▶ **INFORMATION SHOWN**

— Start —

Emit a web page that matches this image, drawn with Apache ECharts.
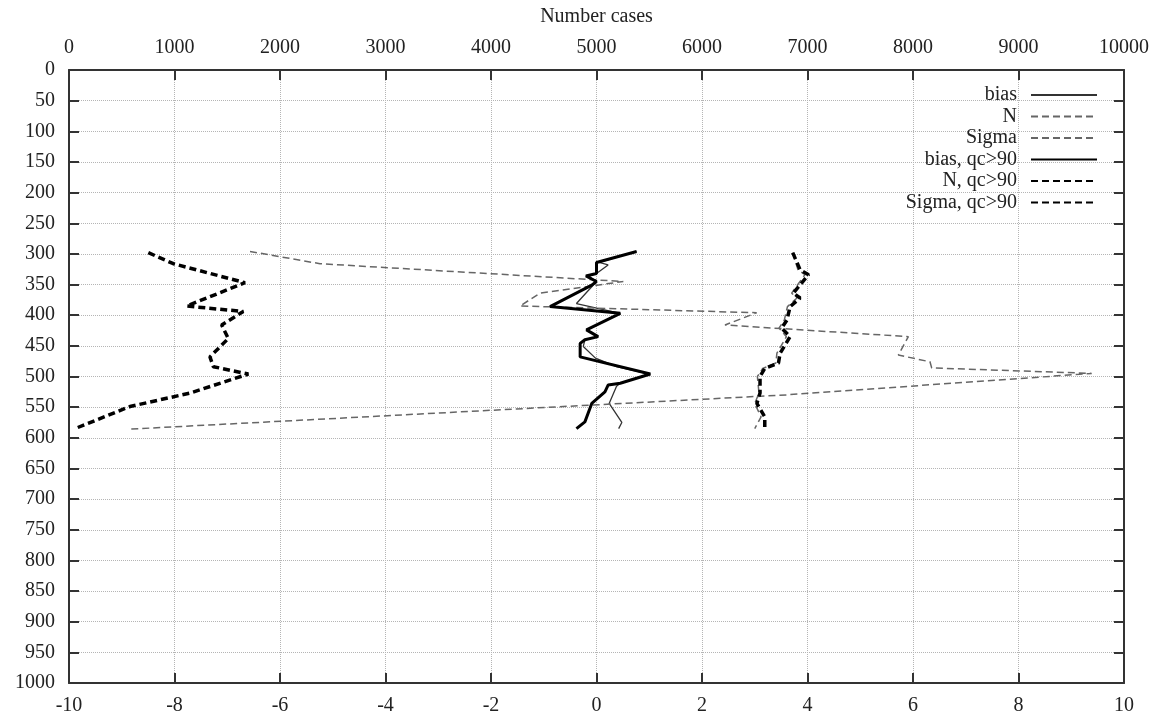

— End —
— Start —

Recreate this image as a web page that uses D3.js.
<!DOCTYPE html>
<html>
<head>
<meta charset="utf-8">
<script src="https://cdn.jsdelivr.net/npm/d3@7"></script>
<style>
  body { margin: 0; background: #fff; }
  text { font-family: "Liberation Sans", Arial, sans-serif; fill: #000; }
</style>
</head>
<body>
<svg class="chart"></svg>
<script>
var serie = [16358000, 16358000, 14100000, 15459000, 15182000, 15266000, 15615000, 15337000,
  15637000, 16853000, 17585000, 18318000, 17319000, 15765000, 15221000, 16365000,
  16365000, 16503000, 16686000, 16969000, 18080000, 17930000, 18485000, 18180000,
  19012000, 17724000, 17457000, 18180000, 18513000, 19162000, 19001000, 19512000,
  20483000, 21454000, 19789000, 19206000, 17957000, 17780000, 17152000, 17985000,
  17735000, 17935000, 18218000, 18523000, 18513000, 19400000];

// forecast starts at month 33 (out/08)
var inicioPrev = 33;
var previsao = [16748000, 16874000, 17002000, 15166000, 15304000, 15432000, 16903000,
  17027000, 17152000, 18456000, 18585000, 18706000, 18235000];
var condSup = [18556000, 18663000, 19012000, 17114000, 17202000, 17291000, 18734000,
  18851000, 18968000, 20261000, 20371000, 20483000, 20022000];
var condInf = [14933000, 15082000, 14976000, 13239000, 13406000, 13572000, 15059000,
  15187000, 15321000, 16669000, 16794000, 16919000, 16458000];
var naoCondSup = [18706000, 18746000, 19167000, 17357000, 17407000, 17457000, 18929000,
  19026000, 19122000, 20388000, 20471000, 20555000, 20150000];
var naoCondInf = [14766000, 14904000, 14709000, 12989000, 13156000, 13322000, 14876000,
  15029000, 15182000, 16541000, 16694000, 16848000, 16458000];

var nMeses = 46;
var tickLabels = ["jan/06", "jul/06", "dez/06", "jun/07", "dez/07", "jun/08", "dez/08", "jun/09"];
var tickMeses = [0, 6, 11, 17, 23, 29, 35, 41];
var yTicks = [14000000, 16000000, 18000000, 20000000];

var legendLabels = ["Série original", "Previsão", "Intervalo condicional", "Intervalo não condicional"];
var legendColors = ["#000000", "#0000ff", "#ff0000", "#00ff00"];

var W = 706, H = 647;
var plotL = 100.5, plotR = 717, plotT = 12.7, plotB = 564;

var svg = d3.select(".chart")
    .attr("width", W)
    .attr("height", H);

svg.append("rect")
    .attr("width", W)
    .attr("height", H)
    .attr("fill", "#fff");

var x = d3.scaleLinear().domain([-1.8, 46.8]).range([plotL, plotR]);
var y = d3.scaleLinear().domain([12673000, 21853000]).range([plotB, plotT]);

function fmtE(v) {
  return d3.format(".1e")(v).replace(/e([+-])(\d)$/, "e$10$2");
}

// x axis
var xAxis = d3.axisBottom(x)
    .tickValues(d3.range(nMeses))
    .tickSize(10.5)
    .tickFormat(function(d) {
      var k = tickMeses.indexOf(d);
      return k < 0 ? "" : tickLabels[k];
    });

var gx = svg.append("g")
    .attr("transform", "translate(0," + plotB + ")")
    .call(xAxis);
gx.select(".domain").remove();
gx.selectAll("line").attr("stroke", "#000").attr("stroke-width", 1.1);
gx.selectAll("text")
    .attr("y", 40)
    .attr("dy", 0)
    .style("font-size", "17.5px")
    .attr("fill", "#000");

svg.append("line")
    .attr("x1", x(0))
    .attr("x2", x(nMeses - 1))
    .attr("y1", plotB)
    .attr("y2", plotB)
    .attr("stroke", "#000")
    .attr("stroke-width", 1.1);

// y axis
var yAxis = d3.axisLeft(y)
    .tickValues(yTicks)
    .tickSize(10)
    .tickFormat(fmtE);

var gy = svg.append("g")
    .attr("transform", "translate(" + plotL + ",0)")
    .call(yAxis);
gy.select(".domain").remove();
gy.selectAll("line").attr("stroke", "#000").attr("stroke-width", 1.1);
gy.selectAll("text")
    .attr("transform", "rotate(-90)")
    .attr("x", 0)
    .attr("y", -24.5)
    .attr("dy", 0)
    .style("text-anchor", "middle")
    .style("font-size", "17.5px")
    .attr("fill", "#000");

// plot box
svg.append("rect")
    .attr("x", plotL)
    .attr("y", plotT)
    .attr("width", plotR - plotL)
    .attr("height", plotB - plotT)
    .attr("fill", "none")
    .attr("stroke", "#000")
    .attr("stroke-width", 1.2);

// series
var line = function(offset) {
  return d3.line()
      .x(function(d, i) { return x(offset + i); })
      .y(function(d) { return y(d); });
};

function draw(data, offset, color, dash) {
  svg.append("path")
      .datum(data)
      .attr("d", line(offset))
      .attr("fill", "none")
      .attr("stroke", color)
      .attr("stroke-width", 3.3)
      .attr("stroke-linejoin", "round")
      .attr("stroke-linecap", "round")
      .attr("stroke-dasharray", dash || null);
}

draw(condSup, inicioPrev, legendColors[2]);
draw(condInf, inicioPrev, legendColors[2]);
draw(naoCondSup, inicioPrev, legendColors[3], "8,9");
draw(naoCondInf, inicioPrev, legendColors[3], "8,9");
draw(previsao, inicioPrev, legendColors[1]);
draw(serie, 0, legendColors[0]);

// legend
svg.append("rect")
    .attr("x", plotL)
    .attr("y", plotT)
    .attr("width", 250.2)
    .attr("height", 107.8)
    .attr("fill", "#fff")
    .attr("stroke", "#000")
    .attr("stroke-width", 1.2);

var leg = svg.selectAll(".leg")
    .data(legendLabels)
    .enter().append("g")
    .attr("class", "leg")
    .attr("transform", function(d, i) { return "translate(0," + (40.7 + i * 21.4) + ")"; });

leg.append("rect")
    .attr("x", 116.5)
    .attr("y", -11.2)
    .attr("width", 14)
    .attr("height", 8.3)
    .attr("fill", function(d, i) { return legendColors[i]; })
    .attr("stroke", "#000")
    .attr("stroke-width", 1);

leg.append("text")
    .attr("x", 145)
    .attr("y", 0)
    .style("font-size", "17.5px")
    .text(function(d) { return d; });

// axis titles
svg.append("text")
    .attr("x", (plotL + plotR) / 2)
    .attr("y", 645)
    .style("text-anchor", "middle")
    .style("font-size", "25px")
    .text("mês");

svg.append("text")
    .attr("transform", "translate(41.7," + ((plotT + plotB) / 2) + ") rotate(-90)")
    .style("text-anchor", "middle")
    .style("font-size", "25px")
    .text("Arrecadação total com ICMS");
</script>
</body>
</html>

— End —

▶ **GIVEN INSTRUCTION**
Show every line of the records above that contains the word "image".

▶ **EXERCISE SOLUTION**
Emit a web page that matches this image, drawn with Apache ECharts.
Recreate this image as a web page that uses D3.js.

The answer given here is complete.